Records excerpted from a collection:
______________________________
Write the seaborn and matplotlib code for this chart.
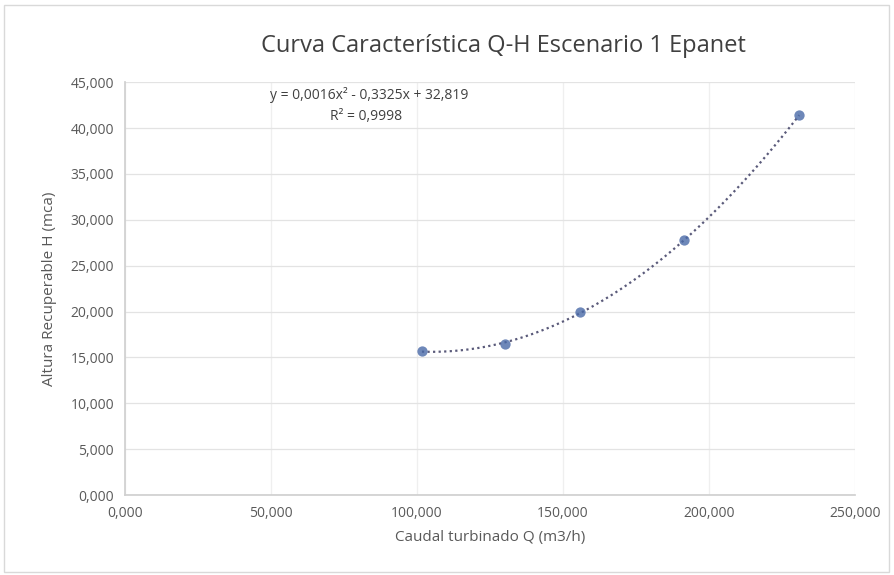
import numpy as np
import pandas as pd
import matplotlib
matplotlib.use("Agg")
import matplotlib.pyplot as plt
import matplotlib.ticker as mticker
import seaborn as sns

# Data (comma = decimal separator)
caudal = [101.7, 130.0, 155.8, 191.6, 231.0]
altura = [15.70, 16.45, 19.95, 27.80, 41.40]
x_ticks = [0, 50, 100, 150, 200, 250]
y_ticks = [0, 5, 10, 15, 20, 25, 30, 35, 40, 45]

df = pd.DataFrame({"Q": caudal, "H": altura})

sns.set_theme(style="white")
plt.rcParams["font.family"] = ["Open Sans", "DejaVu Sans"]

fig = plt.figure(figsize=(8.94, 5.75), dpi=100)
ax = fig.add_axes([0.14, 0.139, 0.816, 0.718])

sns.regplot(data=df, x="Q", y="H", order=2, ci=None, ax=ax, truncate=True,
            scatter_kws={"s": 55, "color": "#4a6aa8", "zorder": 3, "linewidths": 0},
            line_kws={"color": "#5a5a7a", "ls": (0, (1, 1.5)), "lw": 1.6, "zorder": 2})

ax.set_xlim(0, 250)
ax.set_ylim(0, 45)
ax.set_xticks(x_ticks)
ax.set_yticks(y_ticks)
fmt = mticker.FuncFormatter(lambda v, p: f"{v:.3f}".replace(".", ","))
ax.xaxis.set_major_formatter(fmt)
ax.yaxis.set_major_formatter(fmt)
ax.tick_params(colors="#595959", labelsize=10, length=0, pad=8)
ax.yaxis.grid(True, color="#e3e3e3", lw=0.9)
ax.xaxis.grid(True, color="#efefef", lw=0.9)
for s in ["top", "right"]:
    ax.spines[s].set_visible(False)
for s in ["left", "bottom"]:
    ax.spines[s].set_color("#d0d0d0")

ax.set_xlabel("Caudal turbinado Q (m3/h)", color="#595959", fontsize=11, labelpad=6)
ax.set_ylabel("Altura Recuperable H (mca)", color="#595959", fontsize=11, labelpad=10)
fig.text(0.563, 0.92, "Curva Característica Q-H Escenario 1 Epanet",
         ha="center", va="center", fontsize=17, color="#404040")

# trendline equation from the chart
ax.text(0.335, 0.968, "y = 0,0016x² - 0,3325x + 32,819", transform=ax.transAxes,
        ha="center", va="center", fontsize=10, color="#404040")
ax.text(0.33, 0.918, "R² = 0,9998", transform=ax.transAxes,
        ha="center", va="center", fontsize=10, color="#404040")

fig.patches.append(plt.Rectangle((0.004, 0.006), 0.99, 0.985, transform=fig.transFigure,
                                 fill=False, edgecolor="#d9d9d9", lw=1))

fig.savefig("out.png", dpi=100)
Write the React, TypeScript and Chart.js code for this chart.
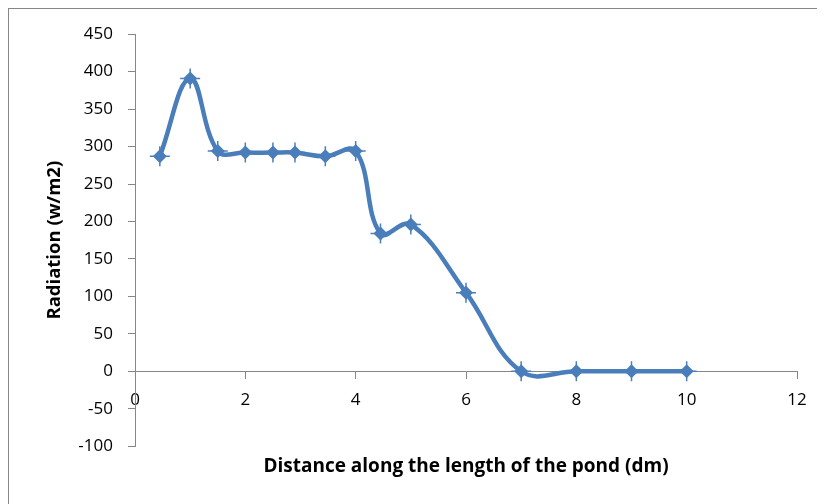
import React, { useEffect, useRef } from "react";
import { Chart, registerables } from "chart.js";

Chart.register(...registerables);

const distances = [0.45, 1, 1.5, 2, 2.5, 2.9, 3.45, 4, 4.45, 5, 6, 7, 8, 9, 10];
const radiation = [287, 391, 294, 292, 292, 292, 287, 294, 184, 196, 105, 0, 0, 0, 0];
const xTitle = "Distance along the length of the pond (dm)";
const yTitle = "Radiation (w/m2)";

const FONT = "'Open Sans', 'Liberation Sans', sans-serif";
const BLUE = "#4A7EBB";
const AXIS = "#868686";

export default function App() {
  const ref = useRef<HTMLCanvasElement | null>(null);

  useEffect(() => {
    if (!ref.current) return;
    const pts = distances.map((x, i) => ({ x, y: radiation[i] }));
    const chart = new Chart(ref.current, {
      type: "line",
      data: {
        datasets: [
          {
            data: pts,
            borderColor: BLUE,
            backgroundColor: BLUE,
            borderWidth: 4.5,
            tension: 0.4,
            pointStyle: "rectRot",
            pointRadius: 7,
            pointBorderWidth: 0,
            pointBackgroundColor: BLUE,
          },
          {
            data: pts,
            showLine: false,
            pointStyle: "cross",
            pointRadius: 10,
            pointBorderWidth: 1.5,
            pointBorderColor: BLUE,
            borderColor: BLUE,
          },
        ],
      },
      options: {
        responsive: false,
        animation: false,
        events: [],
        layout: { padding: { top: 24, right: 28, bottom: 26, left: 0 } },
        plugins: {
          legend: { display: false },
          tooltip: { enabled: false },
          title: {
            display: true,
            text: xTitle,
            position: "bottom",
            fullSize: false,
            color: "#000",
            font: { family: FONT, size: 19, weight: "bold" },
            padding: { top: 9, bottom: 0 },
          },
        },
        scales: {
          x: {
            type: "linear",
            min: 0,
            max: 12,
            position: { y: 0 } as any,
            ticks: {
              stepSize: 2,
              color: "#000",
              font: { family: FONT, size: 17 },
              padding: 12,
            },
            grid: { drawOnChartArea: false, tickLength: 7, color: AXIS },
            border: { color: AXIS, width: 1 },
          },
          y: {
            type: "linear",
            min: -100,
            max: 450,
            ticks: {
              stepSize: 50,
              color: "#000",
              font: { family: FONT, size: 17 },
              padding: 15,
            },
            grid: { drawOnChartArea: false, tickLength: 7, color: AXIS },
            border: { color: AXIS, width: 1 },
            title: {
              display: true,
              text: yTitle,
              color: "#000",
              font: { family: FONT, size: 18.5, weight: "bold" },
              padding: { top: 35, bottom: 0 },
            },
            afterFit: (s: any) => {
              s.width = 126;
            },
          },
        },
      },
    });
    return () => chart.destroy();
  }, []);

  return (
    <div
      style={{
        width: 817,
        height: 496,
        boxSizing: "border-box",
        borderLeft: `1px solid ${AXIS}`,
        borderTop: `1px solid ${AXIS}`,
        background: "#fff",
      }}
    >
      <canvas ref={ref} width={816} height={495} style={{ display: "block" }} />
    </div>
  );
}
______________________________
> [Directive] Return only the lines from the start of the data through the line that contains "ax = fig.add_axes([0.14, 0.139, 0.816, 0.718])", please, copying them exactly and omitting all pictures.

> [Output]
Write the seaborn and matplotlib code for this chart.
import numpy as np
import pandas as pd
import matplotlib
matplotlib.use("Agg")
import matplotlib.pyplot as plt
import matplotlib.ticker as mticker
import seaborn as sns

# Data (comma = decimal separator)
caudal = [101.7, 130.0, 155.8, 191.6, 231.0]
altura = [15.70, 16.45, 19.95, 27.80, 41.40]
x_ticks = [0, 50, 100, 150, 200, 250]
y_ticks = [0, 5, 10, 15, 20, 25, 30, 35, 40, 45]

df = pd.DataFrame({"Q": caudal, "H": altura})

sns.set_theme(style="white")
plt.rcParams["font.family"] = ["Open Sans", "DejaVu Sans"]

fig = plt.figure(figsize=(8.94, 5.75), dpi=100)
ax = fig.add_axes([0.14, 0.139, 0.816, 0.718])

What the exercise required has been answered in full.